The second way to put yourself in the right position for negotiating your credit limit is if your credit score has improved dramatically since your limit was decided. By using your credit card correctly and keeping up on your payments, and by getting rid of bad credit habits, you have proven to your credit card company that you can handle the responsibility of a higher credit limit. This will give you a great bargaining position going into your credit limit negotiation.

When to Increase Your Credit Limit

There are several benefits to negotiating a new credit limit on your existing card.

  • You can reach a better credit card utilization level without changing your spending habits. Even if you don’t max out your card from month to month, running a high utilization can still have a negative effect on your credit score. By increasing your credit limit, you can improve utilization while keeping up the same level of spending.
  • You can accommodate a new authorized user on your credit card account without limiting your own spending.
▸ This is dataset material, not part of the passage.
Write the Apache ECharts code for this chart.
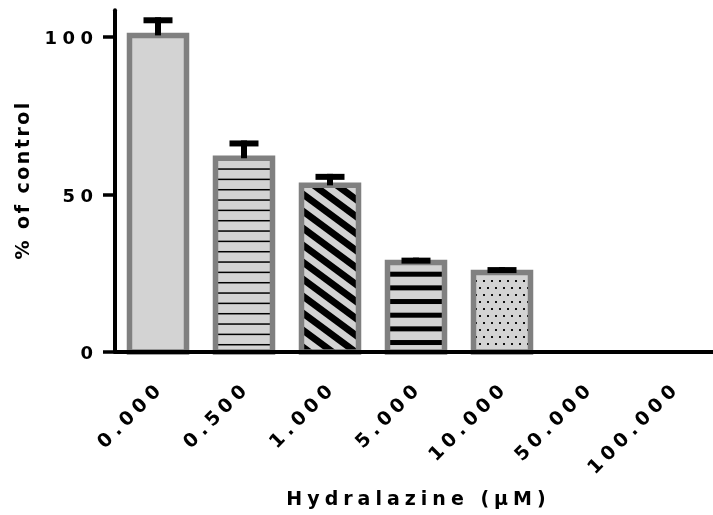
<!DOCTYPE html>
<html>
<head>
<meta charset="utf-8">
<script src="https://cdn.jsdelivr.net/npm/echarts@6/dist/echarts.min.js"></script>
<style>html,body{margin:0;padding:0;background:#fff}#c{width:713px;height:515px}</style>
</head>
<body>
<div id="c"></div>
<script>
// ---- data ----
const categories = ['0.000', '0.500', '1.000', '5.000', '10.000', '50.000', '100.000'];
const meanValues = [100.5, 61.5, 52.9, 28.4, 25.2, 0, 0];
const errorTops = [105.3, 66.2, 55.6, 29.0, 26.0, null, null];
const yTickValues = [0, 50, 100];
const xAxisTitle = 'Hydralazine (µM)';
const yAxisTitle = '% of control';

// ---- styles ----
const FILL = '#d3d3d3';
const EDGE = '#808080';
const FONT = '"DejaVu Sans", Verdana, sans-serif';

function tile(w, h, draw) {
  const c = document.createElement('canvas');
  c.width = w; c.height = h;
  const g = c.getContext('2d');
  g.fillStyle = FILL; g.fillRect(0, 0, w, h);
  g.fillStyle = '#000';
  draw(g, w, h);
  return { image: c, repeat: 'repeat' };
}
const fills = [
  FILL,
  tile(8, 31, g => { [2.97, 13.3, 23.63].forEach(y => g.fillRect(0, y, 8, 1.5)); }),
  tile(23, 17, (g, w, h) => {
    const s = h / w, t = 8.5;
    for (let k = -3; k <= 3; k++) {
      const b = k * h;
      g.beginPath();
      g.moveTo(-10, -10 * s + b); g.lineTo(w + 10, (w + 10) * s + b);
      g.lineTo(w + 10, (w + 10) * s + b + t); g.lineTo(-10, -10 * s + b + t);
      g.closePath(); g.fill();
    }
  }),
  tile(8, 41, g => { [25.7, 12.03, -1.64, 39.36].forEach(y => g.fillRect(0, y, 8, 5)); }),
  tile(8, 14, g => { g.fillStyle = '#111'; g.fillRect(3, 0, 2, 2); g.fillRect(7, 7, 2, 2); g.fillRect(-1, 7, 2, 2); }),
  FILL,
  FILL
];

function spaced(str) {
  const chars = Array.from(str);
  return chars.map((ch, i) => '{' + (i < chars.length - 1 ? 'c' : 'e') + '|' + ch + '}').join('');
}
function richStyle(size, gap, top) {
  const base = { fontSize: size, fontWeight: 'bold', fontFamily: FONT, color: '#000' };
  const t = top || 0;
  return {
    c: Object.assign({}, base, { padding: [t, gap, 0, 0] }),
    e: Object.assign({}, base, { padding: [t, 0, 0, 0] })
  };
}

const chart = echarts.init(document.getElementById('c'), null, { renderer: 'canvas' });

const barData = meanValues.map((v, i) => [i, v]);
const errData = [];
errorTops.forEach((t, i) => { if (t != null) errData.push([i, meanValues[i], t]); });

chart.setOption({
  animation: false,
  backgroundColor: '#fff',
  grid: { left: 115, top: 10.2, width: 602, height: 341.8, containLabel: false, outerBoundsMode: 'none' },
  xAxis: {
    type: 'category',
    data: categories,
    z: 10,
    axisLine: { lineStyle: { color: '#000', width: 4 } },
    axisTick: { alignWithLabel: true, length: 8, lineStyle: { color: '#000', width: 3.5 } },
    axisLabel: {
      interval: 0, rotate: 45, margin: 37,
      formatter: v => spaced(v),
      rich: richStyle(19, 5)
    },
    name: spaced(xAxisTitle),
    nameLocation: 'middle',
    nameGap: 139,
    nameTextStyle: { rich: richStyle(19, 5) }
  },
  yAxis: {
    type: 'value',
    min: 0, max: 108.5, interval: 50,
    z: 10,
    splitLine: { show: false },
    axisLine: { show: true, lineStyle: { color: '#000', width: 4 } },
    axisTick: { show: true, length: 12, customValues: yTickValues, lineStyle: { color: '#000', width: 3.5 } },
    axisLabel: {
      margin: 22, customValues: yTickValues,
      formatter: v => spaced(String(v)),
      rich: richStyle(18, 5.5, 5)
    },
    name: spaced(yAxisTitle),
    nameLocation: 'middle',
    nameGap: 72,
    nameTextStyle: { rich: richStyle(19, 2.5) }
  },
  series: [
    {
      type: 'custom',
      z: 2,
      data: barData,
      renderItem: (params, api) => {
        const i = api.value(0), v = api.value(1);
        if (!(v > 0)) return null;
        const top = api.coord([i, v]);
        const base = api.coord([i, 0]);
        const w = api.size([1, 0])[0] * 0.663;
        return {
          type: 'rect',
          shape: { x: top[0] - w / 2, y: top[1], width: w, height: base[1] - top[1] },
          style: { fill: fills[params.dataIndex], stroke: EDGE, lineWidth: 5.5 }
        };
      }
    },
    {
      type: 'custom',
      z: 5,
      data: errData,
      renderItem: (params, api) => {
        const x = api.value(0), lo = api.value(1), hi = api.value(2);
        const p0 = api.coord([x, lo]);
        const p1 = api.coord([x, hi]);
        const half = 14.5;
        return {
          type: 'group',
          children: [
            { type: 'line', shape: { x1: p0[0], y1: p0[1], x2: p1[0], y2: p1[1] - 3 }, style: { stroke: '#000', lineWidth: 6 } },
            { type: 'line', shape: { x1: p1[0] - half, y1: p1[1], x2: p1[0] + half, y2: p1[1] }, style: { stroke: '#000', lineWidth: 6 } }
          ]
        };
      }
    }
  ]
});
</script>
</body>
</html>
If you are considering adding your spouse or a family member to your credit card account, you will probably need a higher credit limit to account for their additional spending.
  • You can hang on to an old credit card. Having a credit card account with a long history can do great things for your credit score. If you’re unsatisfied with the terms for your existing card, it’s better to try renegotiating them before you think about ditching the card.

Is There a Downside to Negotiating Your Credit Limit?
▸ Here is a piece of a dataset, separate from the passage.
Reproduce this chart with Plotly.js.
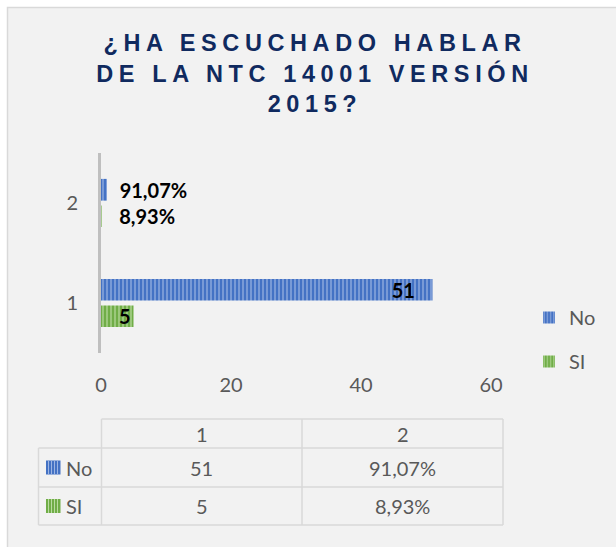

It might seem like a good idea to hit your credit card company up every month and see if they’re ready to raise your credit limit. The worst that can happen is them saying no, right?

Whenever you call your credit card company to negotiate your credit limit, they will either perform a soft or a hard inquiry on your credit report. Too many hard inquiries on your report — over a short period of time — can actually cause your credit score to go down, giving you a worse negotiating position the next time you come back to negotiate your credit limit.

Negotiating for a higher credit limit can be great for you. Having a higher credit limit will allow you to use your card more often to build credit that gives you the resources necessary to make big purchases. Make sure that you have the best bargaining position possible with a good job and a high credit score before you ask your credit card company about raising your credit limit.

How to Increase Credit Limit

Some credit card issuers will automatically (and gradually) increase your credit limit over time as you prove that you are more creditworthy, and others will make you go through the process intentionally.

If you need to go through the process manually, you can do so by taking advantage of your bank’s online banking, mobile banking, or by calling the toll-free number on the back of your credit carding and following the automated voice message instructions on how to do so.